When I got home from work today I hastily constructed a five foot long pin hole projector in order to view the Venus transit.

I had the live broadcast from NASA.com going on the computer while the kids helped me cut out the cardboard and tape it all together.

It worked surprisingly well.  The Sun's diameter was about an inch and the small black dot that was Venus was visible on the projection surface.  We only barely finished it in time. The sun was touching the neighbor's trees by the time we got it going so we could see the trees moving around the edges of the Sun's image.  And a short time later the sun set.

I need to make sure I catch it again in one hundred years.

Saturday, May 19, 2012

Lin Carter At World's End Book Review



While in Oregon recently I had the opportunity to pick up some 70's era pulp pastiche by Lin Carter.  I bought four Jandar of Callisto books as well as four World's End books.  We'll stick with the end of the world for now.

As I said, I bought four books in Lin Carter's World's End series and those are all that I have read.  Ten, or maybe even eleven, books were planned by the author before falling popularity put an end to his grand designs.  Only six books ended up getting published and they are all out of print.  Check out the titles: The Warrior of World's End, The Enchantress of World's End, The Immortal of World's End, The Barbarian of World's End, etc.

What I was looking for was some outrageous sword and sorcery styled pulp novels -- the kind of fantasy that was published before everyone decided that fantasy wasn't fantasy unless it was a Tolkien knock-off.  After reading the first paragraph of the first novel, I thought I had hit pay dirt.  I mean, check this out:

"At the western end of the Crystal Mountains there flourished in former ages the city of Ardelix.  Once it had been a great center of a race called [the] Hybrids of Phex, but at the end of the period of which I write it had long been abandoned to ruin by the Phexians, who were themselves extinct, having succumbed to the Laughing Plague half an eon earlier."

It's these kind of descriptions that provide what delight these books have to offer.  The book is set 700,000,000 years in the future on Earth's last great super-continent Gondwane.  Most of the world has succumbed to barbarism.  The moon is slowly falling and is much larger in the night sky.  The sun is dying and burns with a dimmer golden light.  You have floating islands, vast plains of purple grass, flying castles, giant tiger men, androids with silver hair, mechanical birds, and -- my favorite -- an entire mountain range thousands of feet high carved into cyclopean statues by a race of beings so obsessed with their morality that they felt the need to build a monument that would last until after the Sun burned out.
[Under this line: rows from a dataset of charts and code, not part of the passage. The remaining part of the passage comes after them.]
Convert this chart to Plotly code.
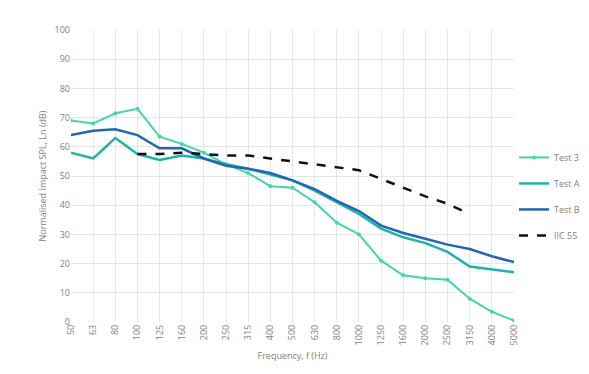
import plotly.graph_objects as go

# ── Data ──────────────────────────────────────────────────────────────────────
freqs = ["50", "63", "80", "100", "125", "160", "200", "250", "315", "400",
         "500", "630", "800", "1000", "1250", "1600", "2000", "2500", "3150",
         "4000", "5000"]

test_3 = [69, 68, 71.5, 73, 63.5, 61, 58, 54, 51, 46.5, 46, 41, 34, 30,
          21, 16, 15, 14.5, 8, 3.5, 0.5]
test_a = [58, 56, 63, 57.5, 55.5, 57, 56, 54, 52.5, 50.5, 48.5, 45, 41, 37,
          32, 29, 27, 24, 19, 18, 17]
test_b = [64, 65.5, 66, 64, 59.5, 59.5, 56, 53.5, 52.5, 51, 48.5, 45.5, 41.5,
          38, 33, 30.5, 28.5, 26.5, 25, 22.5, 20.5]
iic_freqs = freqs[3:19]
iic_55 = [57.5, 57.5, 58, 57.5, 57, 57, 56, 55, 54, 53, 52, 49, 46, 43, 40.5, 37]

# ── Style ─────────────────────────────────────────────────────────────────────
FONT = "Open Sans, Liberation Sans, sans-serif"
MUTED = "#7f7f7f"
GRID = "#e6e6e6"

fig = go.Figure()
fig.add_trace(go.Scatter(
    x=freqs, y=test_3, name="Test 3", mode="lines+markers", legendgroup="t3",
    line=dict(color="#45d6a6", width=2),
    marker=dict(size=4, color="#45d6a6"),
))
fig.add_trace(go.Scatter(
    x=freqs, y=test_a, name="Test A", mode="lines", legendgroup="ta",
    line=dict(color="#1eb3aa", width=2.5),
))
fig.add_trace(go.Scatter(
    x=freqs, y=test_b, name="Test B", mode="lines", legendgroup="tb",
    line=dict(color="#2366b4", width=2.5),
))
fig.add_trace(go.Scatter(
    x=iic_freqs, y=iic_55, name="IIC 55", mode="lines", legendgroup="iic",
    line=dict(color="#111111", width=2.5, dash="dash"),
))

fig.update_layout(
    width=589, height=374,
    paper_bgcolor="#ffffff", plot_bgcolor="#ffffff",
    font=dict(family=FONT, size=9, color=MUTED),
    margin=dict(l=63, r=80, t=22, b=60),
    legend=dict(
        x=1.0, xanchor="left", y=0.43, yanchor="middle",
        font=dict(size=9, color=MUTED),
        tracegroupgap=7, itemwidth=30,
        bgcolor="rgba(0,0,0,0)",
    ),
)
fig.update_xaxes(
    type="category", range=[0, len(freqs) - 1],
    tickangle=-90, showgrid=True, gridcolor=GRID, gridwidth=1,
    showline=False, zeroline=False, ticks="",
    tickfont=dict(size=9, color=MUTED),
    title=dict(text="Frequency, f (Hz)", font=dict(size=9, color=MUTED), standoff=8),
)
fig.update_yaxes(
    range=[0, 100], dtick=10, showgrid=True, gridcolor=GRID, gridwidth=1,
    showline=False, zeroline=False, ticks="",
    tickfont=dict(size=9, color=MUTED),
    title=dict(text="Normalised Impact SPL, Ln (dB)", font=dict(size=9, color=MUTED), standoff=6),
)

fig.write_html("out.html")
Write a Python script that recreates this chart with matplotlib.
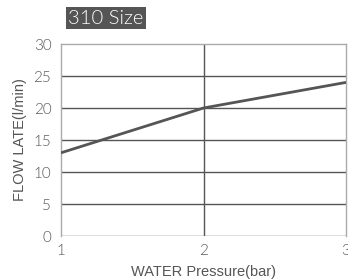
import matplotlib.pyplot as plt

# data
pressure = [1, 2, 3]
flow = [13, 20, 24]
y_ticks = [0, 5, 10, 15, 20, 25, 30]
x_ticks = [1, 2, 3]

plt.rcParams['font.family'] = ['Lato', 'DejaVu Sans']

fig = plt.figure(figsize=(3.48, 2.80), dpi=100)
ax = fig.add_axes([61 / 348, 1 - 236 / 280, 285 / 348, 192 / 280])

ax.plot(pressure, flow, color='#555555', lw=2, solid_capstyle='butt', zorder=3)

ax.set_xlim(1, 3)
ax.set_ylim(0, 30)
ax.set_xticks(x_ticks)
ax.set_yticks(y_ticks)

# grid lines
for y in y_ticks[:-1]:
    ax.axhline(y, color='#555555', lw=1, zorder=1)
ax.axvline(2, color='#555555', lw=1, zorder=1)

for side in ['left', 'top', 'right']:
    ax.spines[side].set_color('#aaaaaa')
    ax.spines[side].set_linewidth(1)
ax.spines['bottom'].set_visible(False)

ax.tick_params(length=0, labelsize=11, labelcolor='#555555')
ax.tick_params(axis='y', pad=7)
ax.tick_params(axis='x', pad=6)
for lbl in ax.get_xticklabels() + ax.get_yticklabels():
    lbl.set_fontweight(300)

ax.set_xlabel('WATER Pressure(bar)', fontsize=10.5, color='#555555',
              family='Liberation Sans', labelpad=5)
ax.set_ylabel('FLOW LATE(l/min)', fontsize=10.5, color='#555555',
              family='Liberation Sans', labelpad=5)

fig.text(68 / 348, 1 - 18 / 280, '310 Size', fontsize=14.5, color='white',
         fontweight=300, va='center', ha='left',
         bbox=dict(boxstyle='square,pad=0.12', fc='#555555', ec='none'))

fig.savefig('out.png', dpi=100)
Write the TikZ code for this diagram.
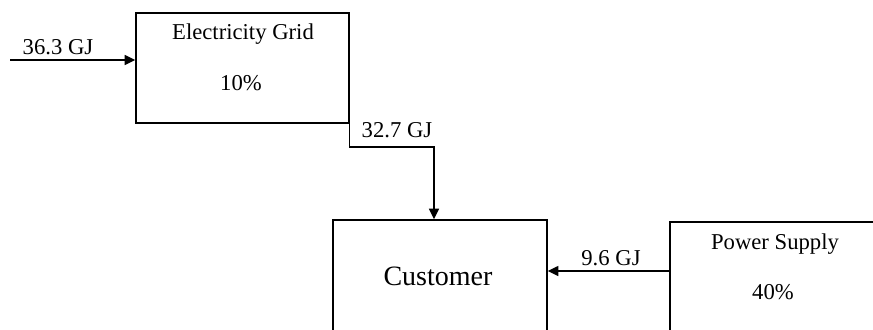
\documentclass[tikz,border=0pt]{standalone}
\usepackage{fontspec}
\setmainfont{Liberation Serif}
\usetikzlibrary{arrows.meta}

\tikzset{every picture/.style={line width=1.1pt}}

\begin{document}
\begin{tikzpicture}[x=0.75pt,y=0.75pt,yscale=-1,xscale=1,
  block/.style={draw, rectangle, inner sep=0pt},
  lbl/.style={font=\fontsize{17}{20}\selectfont, inner sep=1pt},
  flow/.style={-{Triangle[length=8pt,width=7.5pt]}}]
%set diagram size to 873 x 329
\useasboundingbox (0,0) rectangle (873,329);
\clip (0,0) rectangle (873,329);

\node [block, minimum width=159.75pt, minimum height=82.5pt] (grid) at (242.5,68) {};
\node [block, minimum width=160.5pt, minimum height=93.75pt] (cust) at (440,282.5) {};
\node [block, minimum width=165pt, minimum height=92.25pt] (ps) at (780,283.5) {};

\node [lbl] (gridname) at (243,34) {Electricity Grid};
\node [lbl] (gridpct) at (241,83) {10\%};
\node [font=\fontsize{21}{25}\selectfont] (custname) at (438,276) {Customer};
\node [lbl] (psname) at (775,244) {Power Supply};
\node [lbl] (pspct) at (773,292) {40\%};

\coordinate (in) at (10,60);
\coordinate (bend) at (434,147);
\coordinate (feed) at (670,271);

\draw [flow] (in) -- (in -| grid.west);
\draw [flow] (grid.south east) |- (bend) -- (bend |- cust.north);
\draw [flow] (feed) -- (feed -| cust.east);

\node [lbl] (ingj) at (58,47) {36.3 GJ};
\node [lbl] (outgj) at (397,130) {32.7 GJ};
\node [lbl] (feedgj) at (611,258) {9.6 GJ};

\end{tikzpicture}
\end{document}
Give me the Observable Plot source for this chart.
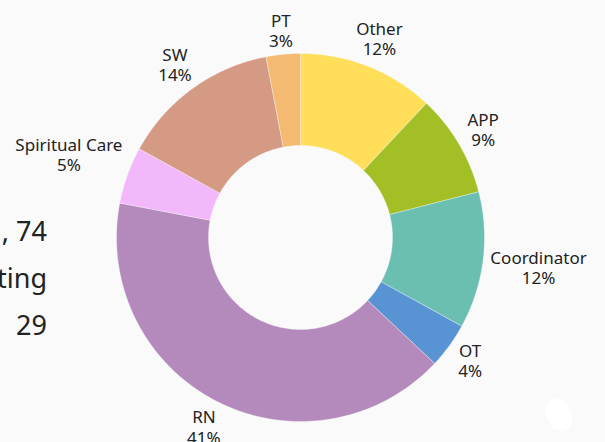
<!DOCTYPE html>
<html>
<head>
<meta charset="utf-8">
<script src="https://cdn.jsdelivr.net/npm/d3@7"></script>
<script src="https://cdn.jsdelivr.net/npm/@observablehq/plot@0.6"></script>
<style>
  html, body { margin: 0; padding: 0; background: #fafafa; width: 605px; height: 442px; overflow: hidden; }
  #wrap { position: relative; width: 605px; height: 442px; }
  #left { position: absolute; right: 558px; top: 207px; text-align: right; font-family: "Noto Sans", sans-serif; font-size: 27px; line-height: 47px; color: #222; white-space: nowrap; }
  #chart { position: absolute; left: 0; top: 0; }
  .blob { position: absolute; background: #fff; border-radius: 50%; }
</style>
</head>
<body>
<div id="wrap">
  <div id="left"></div>
  <div id="chart"></div>
  <div class="blob" style="left:545px;top:399px;width:24px;height:24px;"></div>
  <div class="blob" style="left:550px;top:408px;width:22px;height:23px;"></div>
</div>
<script>
const categories = ["Other", "APP", "Coordinator", "OT", "RN", "Spiritual Care", "SW", "PT"];
const values = [12, 9, 12, 4, 41, 5, 14, 3];
const colors = ["#ffde5a", "#a3bf26", "#6bbfb1", "#5893d4", "#b48abc", "#f2b8fb", "#d59a83", "#f4ba72"];
const leftLines = [", 74", "ting", "29"];

document.getElementById("left").innerHTML = leftLines.map(s => `<div>${s}</div>`).join("");

const R = 184, r0 = 92;
const total = d3.sum(values);
const pts = [];
const labels = [];
const canvas = document.createElement("canvas");
const ctx = canvas.getContext("2d");
ctx.font = "17px 'Noto Sans'";
let acc = 0;
categories.forEach((c, i) => {
  const a0 = acc / total * 2 * Math.PI;
  acc += values[i];
  const a1 = acc / total * 2 * Math.PI;
  const n = Math.max(2, Math.ceil((a1 - a0) / (Math.PI / 180)) + 1);
  const ring = [];
  for (let k = 0; k < n; k++) {
    const a = a0 + (a1 - a0) * k / (n - 1);
    ring.push({cat: c, x: R * Math.sin(a), y: R * Math.cos(a)});
  }
  for (let k = n - 1; k >= 0; k--) {
    const a = a0 + (a1 - a0) * k / (n - 1);
    ring.push({cat: c, x: r0 * Math.sin(a), y: r0 * Math.cos(a)});
  }
  ring.push({...ring[0]});
  pts.push(...ring);
  const am = (a0 + a1) / 2;
  const line2 = `${values[i]}%`;
  const w = Math.max(ctx.measureText(c).width, ctx.measureText(line2).width);
  const rl = 190 + Math.abs(Math.sin(am)) * w / 2 + Math.abs(Math.cos(am)) * 17;
  labels.push({text: `${c}\n${line2}`, x: rl * Math.sin(am), y: rl * Math.cos(am)});
});

const chart = Plot.plot({
  width: 605,
  height: 442,
  margin: 0,
  x: {domain: [-300, 305], axis: null},
  y: {domain: [-205, 237], axis: null},
  color: {domain: categories, range: colors},
  style: {background: "transparent", fontFamily: "'Noto Sans', sans-serif"},
  marks: [
    Plot.line(pts, {x: "x", y: "y", z: "cat", fill: "cat", stroke: "#fafafa", strokeWidth: 0.6, strokeOpacity: 0.6, curve: "linear"}),
    Plot.text(labels, {x: "x", y: "y", text: "text", fontSize: 17, lineHeight: 1.18, fill: "#222", textAnchor: "middle"})
  ]
});
document.getElementById("chart").appendChild(chart);
</script>
</body>
</html>
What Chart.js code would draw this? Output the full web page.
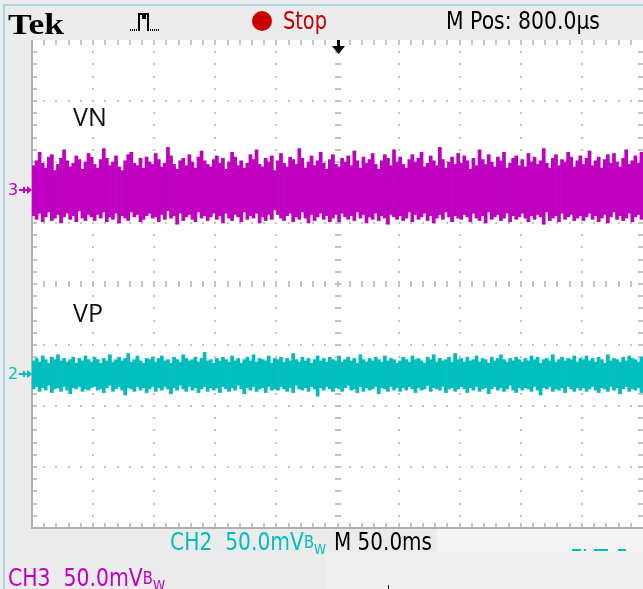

Alas, the characters are wafer thin, the plot is all camp, and anytime our band of heroes gets into an impossible jam, some deus ex machina device pulls them from the jaws of defeat before they can break a sweat.  They pale in comparison to "classic" pulp fiction which at least managed to maintain a pulse pounding thread of action and adventure throughout the narrative.  There's nothing to these books but the scenery, but at times that's enough to make them worthwhile.